**Work to complete**
Print, word for word, every line from the beginning of the listing up to and including the line with "y_ticks = [0, 1, 2, 3, 4, 5]". Pictures are to be excluded.

**Stored records**

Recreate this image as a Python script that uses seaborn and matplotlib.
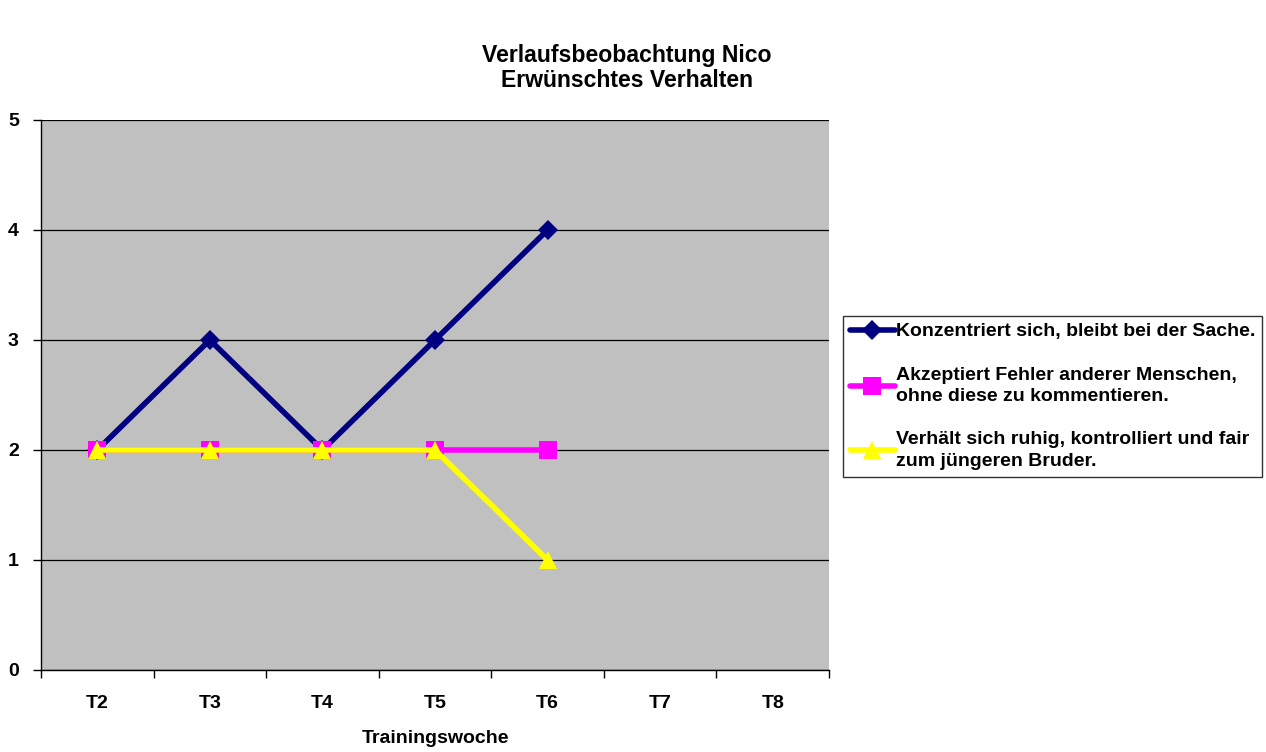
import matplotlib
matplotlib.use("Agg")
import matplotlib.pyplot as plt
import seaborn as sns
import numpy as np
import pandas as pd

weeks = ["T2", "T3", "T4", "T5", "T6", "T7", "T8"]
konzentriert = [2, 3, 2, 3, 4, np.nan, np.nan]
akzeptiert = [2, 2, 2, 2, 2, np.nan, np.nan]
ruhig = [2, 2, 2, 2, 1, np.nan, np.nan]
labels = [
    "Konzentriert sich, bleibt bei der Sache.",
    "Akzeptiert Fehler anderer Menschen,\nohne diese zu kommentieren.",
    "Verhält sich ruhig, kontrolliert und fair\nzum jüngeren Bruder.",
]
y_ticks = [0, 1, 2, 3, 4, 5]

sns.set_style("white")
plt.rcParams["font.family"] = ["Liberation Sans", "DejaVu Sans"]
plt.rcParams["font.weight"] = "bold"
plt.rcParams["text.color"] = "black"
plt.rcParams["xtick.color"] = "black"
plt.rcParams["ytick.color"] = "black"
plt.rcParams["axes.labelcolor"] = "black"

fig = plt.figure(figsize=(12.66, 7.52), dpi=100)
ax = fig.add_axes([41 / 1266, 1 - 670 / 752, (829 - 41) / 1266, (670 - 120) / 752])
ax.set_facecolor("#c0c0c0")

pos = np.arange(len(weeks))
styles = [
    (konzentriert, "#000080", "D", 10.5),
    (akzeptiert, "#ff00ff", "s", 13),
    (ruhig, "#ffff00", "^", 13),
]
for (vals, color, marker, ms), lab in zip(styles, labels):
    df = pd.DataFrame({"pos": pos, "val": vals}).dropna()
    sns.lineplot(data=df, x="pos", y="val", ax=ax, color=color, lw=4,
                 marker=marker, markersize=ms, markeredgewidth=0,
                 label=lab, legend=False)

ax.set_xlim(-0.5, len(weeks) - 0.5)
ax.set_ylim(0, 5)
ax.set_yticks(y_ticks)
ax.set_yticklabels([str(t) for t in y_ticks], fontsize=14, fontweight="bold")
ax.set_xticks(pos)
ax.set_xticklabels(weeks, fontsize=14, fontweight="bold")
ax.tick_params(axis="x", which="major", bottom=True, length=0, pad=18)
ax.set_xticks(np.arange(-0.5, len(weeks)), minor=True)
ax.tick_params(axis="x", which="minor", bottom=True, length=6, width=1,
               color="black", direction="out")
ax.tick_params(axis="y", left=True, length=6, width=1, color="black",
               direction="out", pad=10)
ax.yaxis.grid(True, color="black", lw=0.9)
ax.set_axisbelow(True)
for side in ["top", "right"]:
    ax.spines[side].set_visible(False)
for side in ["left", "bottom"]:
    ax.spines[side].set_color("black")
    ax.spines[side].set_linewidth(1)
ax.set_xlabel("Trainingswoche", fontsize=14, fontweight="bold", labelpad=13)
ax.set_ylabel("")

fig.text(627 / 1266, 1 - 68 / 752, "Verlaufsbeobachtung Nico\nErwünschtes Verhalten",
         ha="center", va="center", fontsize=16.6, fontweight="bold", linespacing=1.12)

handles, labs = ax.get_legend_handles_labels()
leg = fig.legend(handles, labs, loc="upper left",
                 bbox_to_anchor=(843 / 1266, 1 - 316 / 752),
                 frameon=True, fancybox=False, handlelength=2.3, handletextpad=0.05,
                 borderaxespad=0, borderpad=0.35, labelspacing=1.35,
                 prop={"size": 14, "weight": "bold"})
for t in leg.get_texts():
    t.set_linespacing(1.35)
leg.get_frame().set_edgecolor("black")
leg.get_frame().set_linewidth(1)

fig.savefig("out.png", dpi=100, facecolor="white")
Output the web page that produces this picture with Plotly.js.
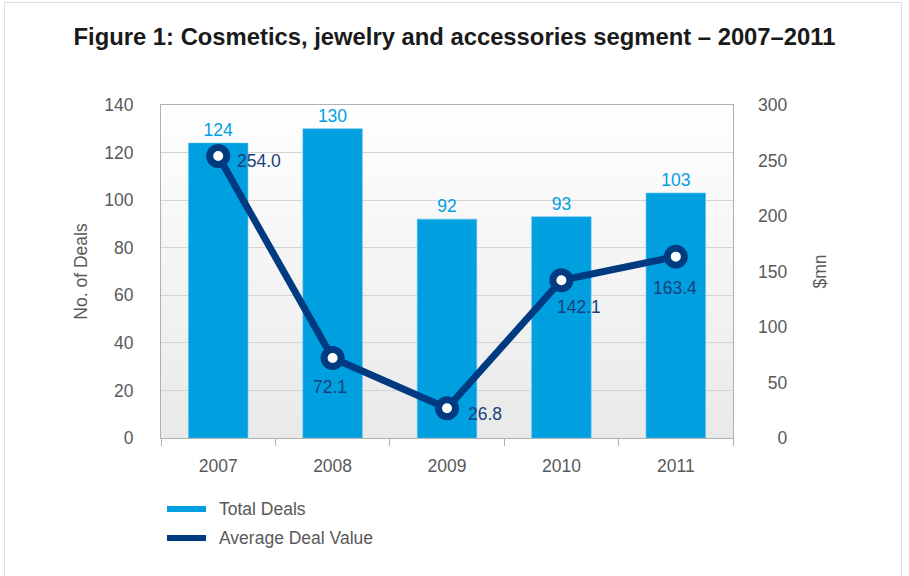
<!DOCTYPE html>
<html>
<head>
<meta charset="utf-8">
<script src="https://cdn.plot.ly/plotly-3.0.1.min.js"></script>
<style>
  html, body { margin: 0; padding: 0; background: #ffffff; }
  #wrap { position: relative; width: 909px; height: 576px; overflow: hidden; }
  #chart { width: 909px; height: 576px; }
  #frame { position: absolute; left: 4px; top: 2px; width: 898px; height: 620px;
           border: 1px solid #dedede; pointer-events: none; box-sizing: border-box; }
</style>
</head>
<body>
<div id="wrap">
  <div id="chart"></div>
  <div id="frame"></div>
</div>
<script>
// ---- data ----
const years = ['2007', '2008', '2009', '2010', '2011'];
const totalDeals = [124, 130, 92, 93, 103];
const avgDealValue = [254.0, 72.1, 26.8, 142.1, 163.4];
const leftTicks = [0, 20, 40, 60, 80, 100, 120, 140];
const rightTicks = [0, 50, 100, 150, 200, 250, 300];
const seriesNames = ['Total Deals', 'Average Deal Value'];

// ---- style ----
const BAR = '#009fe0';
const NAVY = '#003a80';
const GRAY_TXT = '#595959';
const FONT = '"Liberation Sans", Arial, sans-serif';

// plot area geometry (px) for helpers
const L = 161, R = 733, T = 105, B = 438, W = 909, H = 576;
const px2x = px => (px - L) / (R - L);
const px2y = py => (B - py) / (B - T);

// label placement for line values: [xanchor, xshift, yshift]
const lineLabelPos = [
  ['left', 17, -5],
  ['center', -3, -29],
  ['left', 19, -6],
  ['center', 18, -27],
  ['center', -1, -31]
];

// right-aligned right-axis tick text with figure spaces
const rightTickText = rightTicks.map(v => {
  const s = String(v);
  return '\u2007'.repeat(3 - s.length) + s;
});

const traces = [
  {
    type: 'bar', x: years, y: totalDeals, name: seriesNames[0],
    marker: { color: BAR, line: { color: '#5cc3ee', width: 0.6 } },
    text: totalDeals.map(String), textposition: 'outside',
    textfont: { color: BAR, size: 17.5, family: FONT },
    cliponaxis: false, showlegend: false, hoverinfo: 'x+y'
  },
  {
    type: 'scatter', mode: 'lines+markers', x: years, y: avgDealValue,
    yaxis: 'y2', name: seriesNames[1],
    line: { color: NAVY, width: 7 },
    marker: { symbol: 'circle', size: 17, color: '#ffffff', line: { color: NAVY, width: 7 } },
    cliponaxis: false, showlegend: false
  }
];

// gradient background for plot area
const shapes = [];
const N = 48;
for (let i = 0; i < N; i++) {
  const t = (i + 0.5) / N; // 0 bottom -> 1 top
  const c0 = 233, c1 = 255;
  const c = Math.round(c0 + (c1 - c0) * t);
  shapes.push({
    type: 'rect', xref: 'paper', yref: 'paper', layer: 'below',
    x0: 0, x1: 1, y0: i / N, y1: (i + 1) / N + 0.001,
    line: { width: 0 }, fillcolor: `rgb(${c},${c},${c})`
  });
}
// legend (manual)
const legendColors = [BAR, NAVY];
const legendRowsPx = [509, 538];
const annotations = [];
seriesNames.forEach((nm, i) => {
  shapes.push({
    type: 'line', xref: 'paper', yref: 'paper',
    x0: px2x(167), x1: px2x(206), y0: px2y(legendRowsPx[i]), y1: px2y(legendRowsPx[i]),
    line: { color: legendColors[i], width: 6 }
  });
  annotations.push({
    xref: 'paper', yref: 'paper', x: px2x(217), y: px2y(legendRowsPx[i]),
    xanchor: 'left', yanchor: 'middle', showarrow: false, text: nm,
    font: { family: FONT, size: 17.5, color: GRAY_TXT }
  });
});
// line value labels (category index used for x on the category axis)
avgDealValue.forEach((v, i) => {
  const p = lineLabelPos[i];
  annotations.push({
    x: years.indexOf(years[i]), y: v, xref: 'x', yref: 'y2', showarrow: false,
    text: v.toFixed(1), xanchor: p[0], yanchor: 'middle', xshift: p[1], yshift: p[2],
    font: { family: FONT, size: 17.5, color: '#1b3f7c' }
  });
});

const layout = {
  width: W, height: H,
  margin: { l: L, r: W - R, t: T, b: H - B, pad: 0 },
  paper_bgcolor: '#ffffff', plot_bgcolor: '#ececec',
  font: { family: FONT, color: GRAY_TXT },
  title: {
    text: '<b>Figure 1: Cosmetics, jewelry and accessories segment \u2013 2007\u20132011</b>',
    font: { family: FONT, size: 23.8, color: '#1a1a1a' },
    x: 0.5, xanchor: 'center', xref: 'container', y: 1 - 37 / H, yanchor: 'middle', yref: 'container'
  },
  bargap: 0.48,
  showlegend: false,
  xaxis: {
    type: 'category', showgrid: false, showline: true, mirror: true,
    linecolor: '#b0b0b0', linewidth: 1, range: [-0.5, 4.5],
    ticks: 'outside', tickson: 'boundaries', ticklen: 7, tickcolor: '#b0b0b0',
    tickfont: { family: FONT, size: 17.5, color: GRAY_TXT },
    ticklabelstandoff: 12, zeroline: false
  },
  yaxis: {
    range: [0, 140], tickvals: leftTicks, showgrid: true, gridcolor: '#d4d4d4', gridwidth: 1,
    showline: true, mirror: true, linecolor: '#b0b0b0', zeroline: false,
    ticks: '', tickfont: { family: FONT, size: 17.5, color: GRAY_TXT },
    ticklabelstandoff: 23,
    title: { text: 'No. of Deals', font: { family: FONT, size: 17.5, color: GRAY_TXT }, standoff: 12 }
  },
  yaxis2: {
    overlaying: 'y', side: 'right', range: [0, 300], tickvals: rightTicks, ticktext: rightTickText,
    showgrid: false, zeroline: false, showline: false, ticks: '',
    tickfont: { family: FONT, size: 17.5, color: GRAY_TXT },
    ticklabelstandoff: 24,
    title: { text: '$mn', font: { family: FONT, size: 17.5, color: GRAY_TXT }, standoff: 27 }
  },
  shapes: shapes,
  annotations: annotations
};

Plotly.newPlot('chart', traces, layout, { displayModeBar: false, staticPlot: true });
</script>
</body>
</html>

**Reply to the task**
Recreate this image as a Python script that uses seaborn and matplotlib.
import matplotlib
matplotlib.use("Agg")
import matplotlib.pyplot as plt
import seaborn as sns
import numpy as np
import pandas as pd

weeks = ["T2", "T3", "T4", "T5", "T6", "T7", "T8"]
konzentriert = [2, 3, 2, 3, 4, np.nan, np.nan]
akzeptiert = [2, 2, 2, 2, 2, np.nan, np.nan]
ruhig = [2, 2, 2, 2, 1, np.nan, np.nan]
labels = [
    "Konzentriert sich, bleibt bei der Sache.",
    "Akzeptiert Fehler anderer Menschen,\nohne diese zu kommentieren.",
    "Verhält sich ruhig, kontrolliert und fair\nzum jüngeren Bruder.",
]
y_ticks = [0, 1, 2, 3, 4, 5]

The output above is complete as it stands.